'''

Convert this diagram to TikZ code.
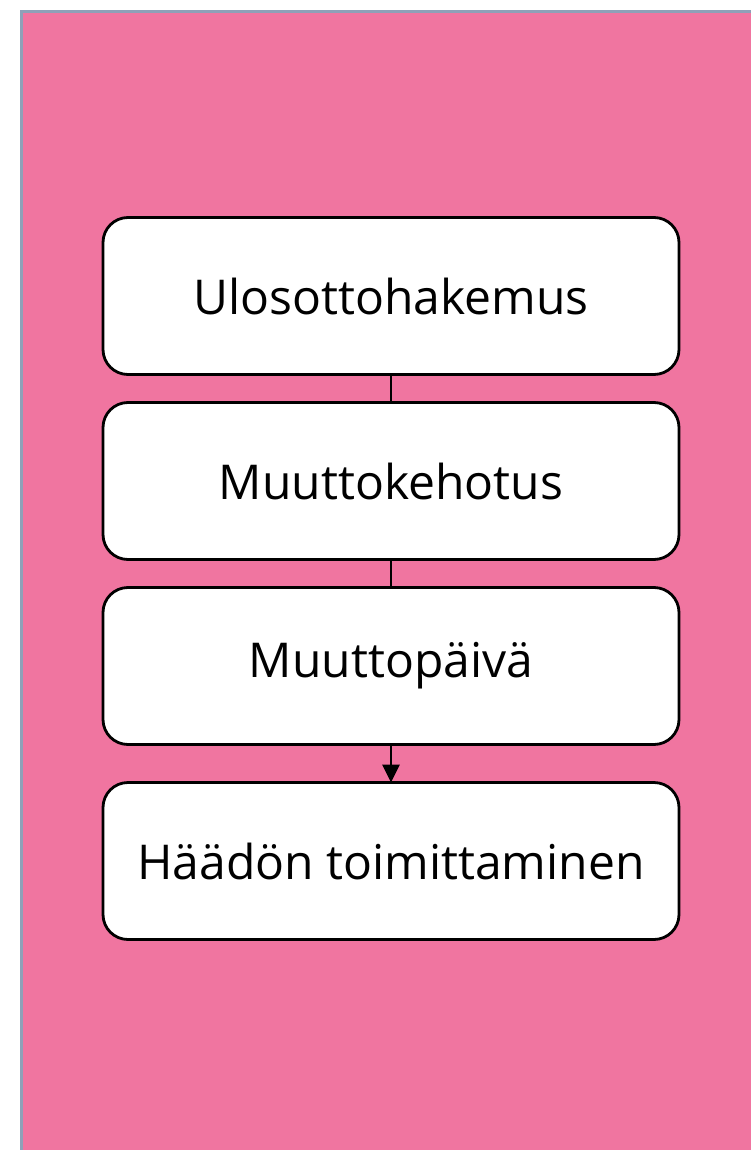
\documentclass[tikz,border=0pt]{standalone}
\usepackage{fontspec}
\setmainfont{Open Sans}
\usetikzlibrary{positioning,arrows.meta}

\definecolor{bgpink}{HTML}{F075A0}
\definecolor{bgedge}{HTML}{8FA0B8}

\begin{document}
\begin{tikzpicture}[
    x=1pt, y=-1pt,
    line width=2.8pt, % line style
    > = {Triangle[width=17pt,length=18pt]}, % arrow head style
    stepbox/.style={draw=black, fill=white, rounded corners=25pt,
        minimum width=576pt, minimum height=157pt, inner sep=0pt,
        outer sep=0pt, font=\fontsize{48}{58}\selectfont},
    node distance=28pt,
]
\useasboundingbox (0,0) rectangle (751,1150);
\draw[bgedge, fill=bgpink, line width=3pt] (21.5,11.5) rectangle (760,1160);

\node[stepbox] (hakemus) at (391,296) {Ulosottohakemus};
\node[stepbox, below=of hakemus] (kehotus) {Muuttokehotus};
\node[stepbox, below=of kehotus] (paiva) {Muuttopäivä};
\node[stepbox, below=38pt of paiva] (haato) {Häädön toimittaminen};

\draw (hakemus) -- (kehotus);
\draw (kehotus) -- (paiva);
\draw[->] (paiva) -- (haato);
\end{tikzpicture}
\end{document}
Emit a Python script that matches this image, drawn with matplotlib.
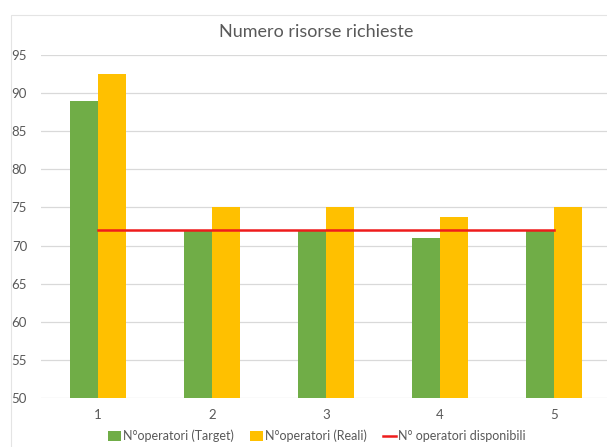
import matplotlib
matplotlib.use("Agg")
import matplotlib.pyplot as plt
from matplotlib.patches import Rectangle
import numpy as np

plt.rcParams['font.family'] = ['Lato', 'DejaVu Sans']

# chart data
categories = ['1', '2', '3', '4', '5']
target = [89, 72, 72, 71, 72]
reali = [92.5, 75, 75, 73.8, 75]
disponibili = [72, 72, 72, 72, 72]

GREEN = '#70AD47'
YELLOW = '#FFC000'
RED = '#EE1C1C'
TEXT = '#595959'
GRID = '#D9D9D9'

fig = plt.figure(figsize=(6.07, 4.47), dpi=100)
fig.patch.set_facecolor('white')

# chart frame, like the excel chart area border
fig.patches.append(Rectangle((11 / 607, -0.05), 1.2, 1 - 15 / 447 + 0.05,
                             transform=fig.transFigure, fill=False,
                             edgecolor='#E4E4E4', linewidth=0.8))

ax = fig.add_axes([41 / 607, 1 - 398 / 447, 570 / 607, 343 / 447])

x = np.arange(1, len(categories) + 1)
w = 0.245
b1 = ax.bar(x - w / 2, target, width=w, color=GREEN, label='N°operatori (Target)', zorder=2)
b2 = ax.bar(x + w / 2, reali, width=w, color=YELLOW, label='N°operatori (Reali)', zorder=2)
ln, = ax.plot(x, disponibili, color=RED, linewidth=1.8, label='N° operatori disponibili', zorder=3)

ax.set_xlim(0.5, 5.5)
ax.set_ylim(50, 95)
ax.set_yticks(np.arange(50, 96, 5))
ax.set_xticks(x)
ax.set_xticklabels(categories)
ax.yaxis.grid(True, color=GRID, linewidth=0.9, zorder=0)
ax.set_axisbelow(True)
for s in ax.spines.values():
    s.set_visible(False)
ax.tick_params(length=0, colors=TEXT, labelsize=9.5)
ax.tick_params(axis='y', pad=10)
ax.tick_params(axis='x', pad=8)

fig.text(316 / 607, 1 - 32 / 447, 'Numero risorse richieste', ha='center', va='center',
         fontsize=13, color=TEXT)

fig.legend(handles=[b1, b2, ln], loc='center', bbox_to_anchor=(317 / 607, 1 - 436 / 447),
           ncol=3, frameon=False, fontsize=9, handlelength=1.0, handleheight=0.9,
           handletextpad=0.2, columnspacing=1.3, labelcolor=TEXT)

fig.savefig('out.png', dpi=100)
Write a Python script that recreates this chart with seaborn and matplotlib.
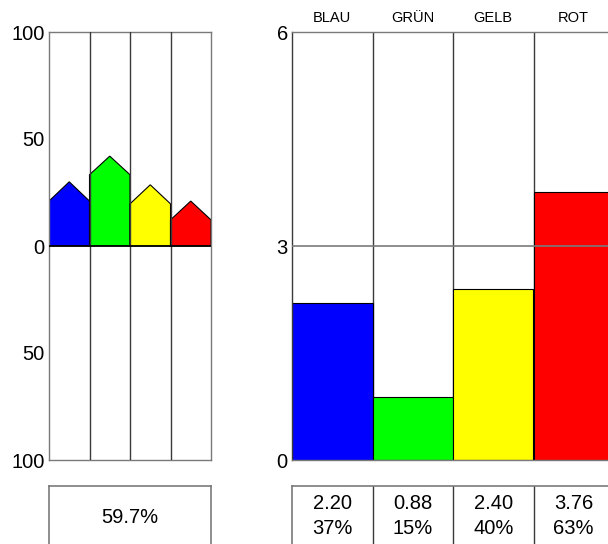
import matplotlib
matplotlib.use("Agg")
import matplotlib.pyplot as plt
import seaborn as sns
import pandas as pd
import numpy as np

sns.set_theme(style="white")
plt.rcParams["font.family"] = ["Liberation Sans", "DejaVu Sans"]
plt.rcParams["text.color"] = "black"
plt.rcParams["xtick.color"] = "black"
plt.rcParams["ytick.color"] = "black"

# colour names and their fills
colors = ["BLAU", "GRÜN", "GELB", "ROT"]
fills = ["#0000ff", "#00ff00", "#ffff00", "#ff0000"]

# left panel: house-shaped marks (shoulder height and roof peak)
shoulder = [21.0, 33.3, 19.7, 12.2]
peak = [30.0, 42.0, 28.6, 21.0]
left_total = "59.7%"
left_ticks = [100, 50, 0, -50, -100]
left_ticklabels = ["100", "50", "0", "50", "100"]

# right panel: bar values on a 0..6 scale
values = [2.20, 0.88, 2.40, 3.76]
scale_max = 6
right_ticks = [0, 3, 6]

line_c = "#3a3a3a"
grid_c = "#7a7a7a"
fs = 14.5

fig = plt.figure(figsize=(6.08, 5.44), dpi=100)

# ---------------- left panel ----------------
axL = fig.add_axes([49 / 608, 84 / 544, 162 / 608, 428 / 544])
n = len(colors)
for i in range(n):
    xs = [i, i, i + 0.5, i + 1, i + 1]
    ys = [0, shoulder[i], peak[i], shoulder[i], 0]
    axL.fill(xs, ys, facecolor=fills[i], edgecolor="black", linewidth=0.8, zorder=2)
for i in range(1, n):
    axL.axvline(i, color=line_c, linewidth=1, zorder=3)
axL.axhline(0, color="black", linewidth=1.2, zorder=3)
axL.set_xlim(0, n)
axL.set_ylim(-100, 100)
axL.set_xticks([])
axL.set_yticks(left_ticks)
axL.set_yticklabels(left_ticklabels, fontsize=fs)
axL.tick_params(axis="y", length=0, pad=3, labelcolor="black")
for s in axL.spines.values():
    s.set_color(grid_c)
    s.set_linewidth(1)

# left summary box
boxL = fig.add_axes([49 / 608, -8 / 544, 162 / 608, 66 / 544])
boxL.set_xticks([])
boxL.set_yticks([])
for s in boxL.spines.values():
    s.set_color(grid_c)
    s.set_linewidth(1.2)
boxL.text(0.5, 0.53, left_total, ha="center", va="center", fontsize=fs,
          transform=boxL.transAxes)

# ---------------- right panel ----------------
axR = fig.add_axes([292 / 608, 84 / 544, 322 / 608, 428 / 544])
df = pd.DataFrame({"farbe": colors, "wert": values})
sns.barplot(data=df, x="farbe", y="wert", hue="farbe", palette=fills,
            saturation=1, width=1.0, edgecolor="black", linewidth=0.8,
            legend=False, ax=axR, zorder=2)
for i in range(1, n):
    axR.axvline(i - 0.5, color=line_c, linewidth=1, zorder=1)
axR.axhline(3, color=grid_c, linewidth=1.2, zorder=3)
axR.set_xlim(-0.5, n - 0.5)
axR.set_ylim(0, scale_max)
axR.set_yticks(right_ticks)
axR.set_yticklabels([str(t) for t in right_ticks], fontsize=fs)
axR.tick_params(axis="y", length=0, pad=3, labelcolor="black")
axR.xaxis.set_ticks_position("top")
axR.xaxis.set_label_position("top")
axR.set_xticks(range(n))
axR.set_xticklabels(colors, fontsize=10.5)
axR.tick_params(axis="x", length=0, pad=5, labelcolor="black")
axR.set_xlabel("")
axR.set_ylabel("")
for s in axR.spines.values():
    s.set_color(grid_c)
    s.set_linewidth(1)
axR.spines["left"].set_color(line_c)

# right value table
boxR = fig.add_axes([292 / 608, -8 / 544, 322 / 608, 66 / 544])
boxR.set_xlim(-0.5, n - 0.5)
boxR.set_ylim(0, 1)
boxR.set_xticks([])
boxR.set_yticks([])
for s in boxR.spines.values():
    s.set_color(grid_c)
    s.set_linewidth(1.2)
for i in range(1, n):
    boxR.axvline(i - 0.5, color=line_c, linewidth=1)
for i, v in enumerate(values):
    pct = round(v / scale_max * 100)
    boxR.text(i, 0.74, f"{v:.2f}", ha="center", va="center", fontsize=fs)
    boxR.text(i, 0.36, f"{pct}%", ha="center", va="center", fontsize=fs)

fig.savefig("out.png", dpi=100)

'''

*Brief*
Repeat the lines above, starting at the first and stopping after the line that holds "fig.patch.set_facecolor('white')", with the pictures left out.

*In response*
Convert this diagram to TikZ code.
\documentclass[tikz,border=0pt]{standalone}
\usepackage{fontspec}
\setmainfont{Open Sans}
\usetikzlibrary{positioning,arrows.meta}

\definecolor{bgpink}{HTML}{F075A0}
\definecolor{bgedge}{HTML}{8FA0B8}

\begin{document}
\begin{tikzpicture}[
    x=1pt, y=-1pt,
    line width=2.8pt, % line style
    > = {Triangle[width=17pt,length=18pt]}, % arrow head style
    stepbox/.style={draw=black, fill=white, rounded corners=25pt,
        minimum width=576pt, minimum height=157pt, inner sep=0pt,
        outer sep=0pt, font=\fontsize{48}{58}\selectfont},
    node distance=28pt,
]
\useasboundingbox (0,0) rectangle (751,1150);
\draw[bgedge, fill=bgpink, line width=3pt] (21.5,11.5) rectangle (760,1160);

\node[stepbox] (hakemus) at (391,296) {Ulosottohakemus};
\node[stepbox, below=of hakemus] (kehotus) {Muuttokehotus};
\node[stepbox, below=of kehotus] (paiva) {Muuttopäivä};
\node[stepbox, below=38pt of paiva] (haato) {Häädön toimittaminen};

\draw (hakemus) -- (kehotus);
\draw (kehotus) -- (paiva);
\draw[->] (paiva) -- (haato);
\end{tikzpicture}
\end{document}
Emit a Python script that matches this image, drawn with matplotlib.
import matplotlib
matplotlib.use("Agg")
import matplotlib.pyplot as plt
from matplotlib.patches import Rectangle
import numpy as np

plt.rcParams['font.family'] = ['Lato', 'DejaVu Sans']

# chart data
categories = ['1', '2', '3', '4', '5']
target = [89, 72, 72, 71, 72]
reali = [92.5, 75, 75, 73.8, 75]
disponibili = [72, 72, 72, 72, 72]

GREEN = '#70AD47'
YELLOW = '#FFC000'
RED = '#EE1C1C'
TEXT = '#595959'
GRID = '#D9D9D9'

fig = plt.figure(figsize=(6.07, 4.47), dpi=100)
fig.patch.set_facecolor('white')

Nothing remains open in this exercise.